The ICPC press release raises several issues and must be viewed in the context of the following questions: Why would ICPC, a law enforcement agency attempt to bring to disrepute, without cogent reason, a programme that is a flagship of the federal government of Nigeria? Is it a coincidence that ICPC is intervening just when the stakeholders have charted a way out? What is the link between the ICPC press release and the recent return of N2billion paid by GOtv into NBC account?

 

That ICPC is indeed a law enforcement agency empowered by its enabling law to investigate and prosecute is not in doubt. Assuming indeed that ICPC has carried out an investigation in this matter and considering the powers vested in it under the laws, what should be the result of such investigation?

 

Depending on the considered opinion of its legal department the result would be to or not to prosecute the subject of the investigation. In reaching a decision the legal department will differentiate between fact and fiction and avoid putting the ICPC in the possible embarrassment that a failed prosecution would engender.

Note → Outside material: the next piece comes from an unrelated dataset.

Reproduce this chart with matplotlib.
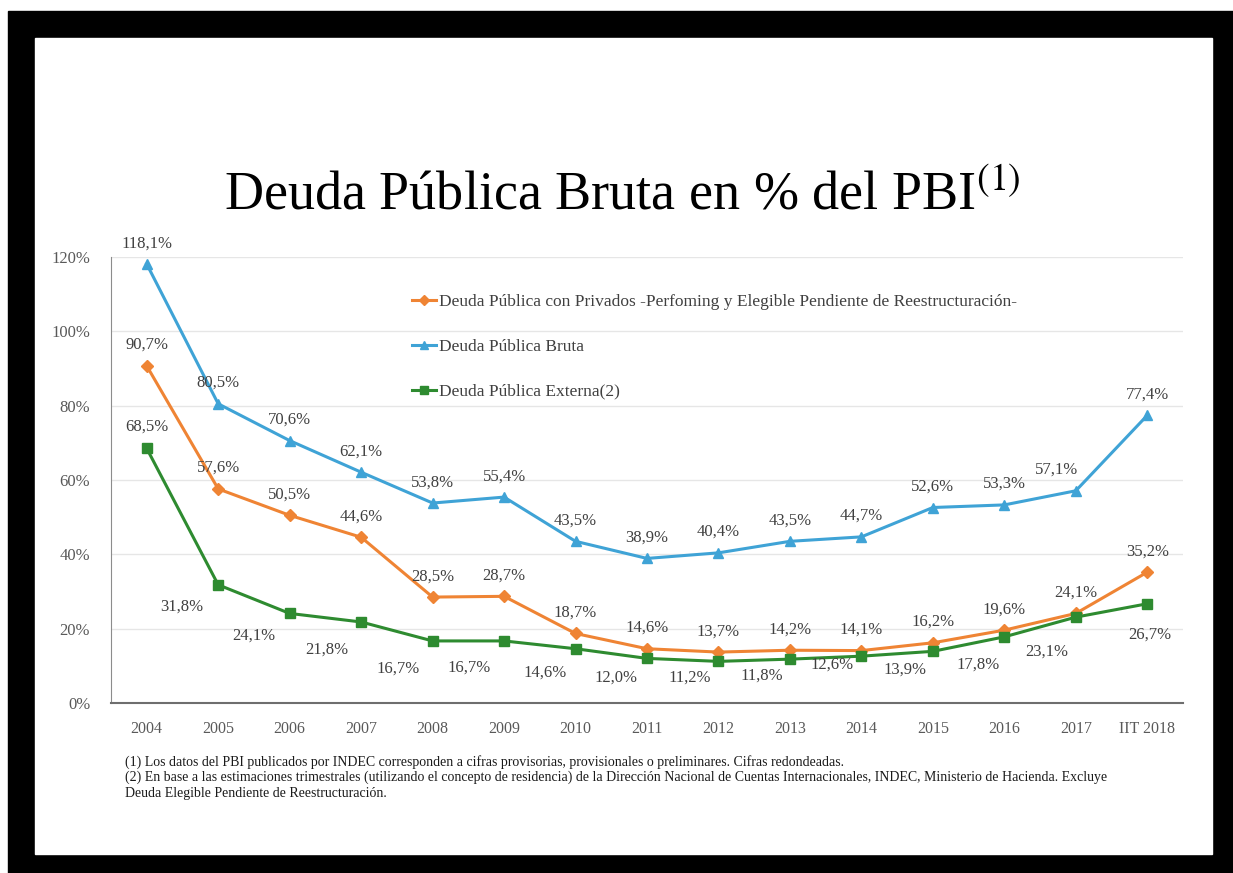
import matplotlib.pyplot as plt
from matplotlib.patches import Rectangle
from matplotlib.ticker import FuncFormatter

# Datos (% del PBI)
periodos = ['2004', '2005', '2006', '2007', '2008', '2009', '2010', '2011',
            '2012', '2013', '2014', '2015', '2016', '2017', 'IIT 2018']
deuda_privados = [90.7, 57.6, 50.5, 44.6, 28.5, 28.7, 18.7, 14.6,
                  13.7, 14.2, 14.1, 16.2, 19.6, 24.1, 35.2]
deuda_bruta = [118.1, 80.5, 70.6, 62.1, 53.8, 55.4, 43.5, 38.9,
               40.4, 43.5, 44.7, 52.6, 53.3, 57.1, 77.4]
deuda_externa = [68.5, 31.8, 24.1, 21.8, 16.7, 16.7, 14.6, 12.0,
                 11.2, 11.8, 12.6, 13.9, 17.8, 23.1, 26.7]

nombres = ['Deuda Pública con Privados -Perfoming y Elegible Pendiente de Reestructuración-',
           'Deuda Pública Bruta',
           'Deuda Pública Externa(2)']

NARANJA = '#EF8434'
AZUL = '#3FA3D6'
VERDE = '#2E8B30'
GRIS = '#595959'

plt.rcParams['font.family'] = ['Liberation Serif', 'DejaVu Serif']
plt.rcParams['mathtext.fontset'] = 'stix'

fig = plt.figure(figsize=(12.33, 8.73), dpi=100)
W, H = 1233, 873

# marco negro
fig.patches.append(Rectangle((8 / W, 0), 1 - 8 / W, (H - 11) / H,
                             transform=fig.transFigure, color='black', zorder=-20))
fig.patches.append(Rectangle((35 / W, (H - 854) / H), (1212 - 35) / W, (854 - 38) / H,
                             transform=fig.transFigure, color='white', zorder=-10))

ax = fig.add_axes([111 / W, (H - 703) / H, (1183 - 111) / W, (703 - 257) / H])
ax.set_facecolor('white')

x = list(range(len(periodos)))
ax.plot(x, deuda_privados, color=NARANJA, marker='D', markersize=6, lw=2.2, label=nombres[0], zorder=3)
ax.plot(x, deuda_bruta, color=AZUL, marker='^', markersize=7, lw=2.2, label=nombres[1], zorder=3)
ax.plot(x, deuda_externa, color=VERDE, marker='s', markersize=7, lw=2.2, label=nombres[2], zorder=3)

ax.set_xlim(-0.5, len(periodos) - 0.5)
ax.set_ylim(0, 120)
ax.set_yticks(range(0, 121, 20))
ax.yaxis.set_major_formatter(FuncFormatter(lambda v, p: f'{v:.0f}%'))
ax.set_xticks(x)
ax.set_xticklabels(periodos)
ax.grid(axis='y', color='#E6E6E6', lw=1)
ax.set_axisbelow(True)
ax.tick_params(length=0, colors=GRIS)
ax.tick_params(axis='x', labelsize=11.5, pad=13)
ax.tick_params(axis='y', labelsize=12, pad=15)
for s in ['top', 'right']:
    ax.spines[s].set_visible(False)
ax.spines['left'].set_color('#8C8C8C')
ax.spines['bottom'].set_color('#6E6E6E')
ax.spines['bottom'].set_linewidth(1.5)


def fmt(v):
    return f'{v:.1f}%'.replace('.', ',')


# etiquetas de datos (desplazamientos en puntos)
for i, v in enumerate(deuda_bruta):
    dx = -14 if i == 13 else 0
    ax.annotate(fmt(v), (i, v), xytext=(dx, 15), textcoords='offset points',
                ha='center', va='center', fontsize=12, color='#404040')
for i, v in enumerate(deuda_privados):
    ax.annotate(fmt(v), (i, v), xytext=(0, 15), textcoords='offset points',
                ha='center', va='center', fontsize=12, color='#404040')
off_ext = [(0, 16), (-26, -16), (-26, -16), (-25, -20), (-25, -20), (-25, -19),
           (-22, -17), (-22, -14), (-21, -12), (-20, -12), (-21, -6), (-20, -13),
           (-19, -20), (-21, -25), (2, -22)]
for i, v in enumerate(deuda_externa):
    ax.annotate(fmt(v), (i, v), xytext=off_ext[i], textcoords='offset points',
                ha='center', va='center', fontsize=12, color='#404040')

leg = ax.legend(loc='upper left', bbox_to_anchor=((405 - 111) / (1183 - 111), 1 - (287 - 257) / (703 - 257)),
                frameon=False, fontsize=12.5, labelspacing=1.65, handlelength=1.4,
                handletextpad=0.15, borderaxespad=0, markerscale=0.85)
for t in leg.get_texts():
    t.set_color('#404040')

fig.text(622 / W, 1 - 197 / H, 'Deuda Pública Bruta en % del PBI$^{(1)}$', ha='center', va='center',
         fontsize=39, color='black')

notas = ['(1) Los datos del PBI publicados por INDEC corresponden a cifras provisorias, provisionales o preliminares. Cifras redondeadas.',
         '(2) En base a las estimaciones trimestrales (utilizando el concepto de residencia) de la Dirección Nacional de Cuentas Internacionales, INDEC, Ministerio de Hacienda. Excluye',
         'Deuda Elegible Pendiente de Reestructuración.']
for k, n in enumerate(notas):
    fig.text(125 / W, 1 - (762 + k * 15.5) / H, n, ha='left', va='center', fontsize=10, color='#1A1A1A')

fig.savefig('out.png', dpi=100)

 Like I alluded to in my introduction it is clear that the stakeholders had charted a way out of the imbroglio that had previously bedevilled the programme.

 

Who therefore is interested in seeing that the DSO is not successful? In other words who are those that feel they will lose out if the DSO programme succeeds or who are those that feel excluded from the DSO programme?

 

Very clearly and as several writers have concluded certain foreign-owned entities feel very threatened by the success of the DSO programme of the federal government and are bent on truncating the programme.

 

In the new digital ecosystem it is clear that operators of DTT Pay TV in Nigeria cannot (just like non pay DTT operators) self-carry their digital signals. These operators are basically Startimes and GOTV who are both foreign -owned subsidiaries operating in Nigeria. They have displayed, in every possible way, their vehement opposition to the federal government policy on the DSO. Some weeks ago it was reported that GOTV paid the sum of N2b to NBC for the renewal of the self-carry DTT Pay TV license. In the same report NBC is said to have rejected and returned the N2b.

 

The NBC rejection of the N2b and the press release by ICPC are already being linked. Are some strong people in ICPC being used to further the interest of foreign companies? Where lies the patriotic spirit of these ICPC staff?

This is an allegation that deserves further investigation. It is strange that a law enforcement agency will issue a press release on an inconclusive investigation and a matter where even the NBC spokesperson has conclusively stated the ignorance of NBC to its DG being a subject of an ICPC investigation. It is time the ICPC filed charges in court.

It was late Justice Mustapha Adebayo Akanbi who is quoted to have said in September 2005 that “Corruption has been described as a cankerworm, a malaise that has affected our nation and done havoc to our corporate existence.” Is ICPC now a victim of this cankerworm?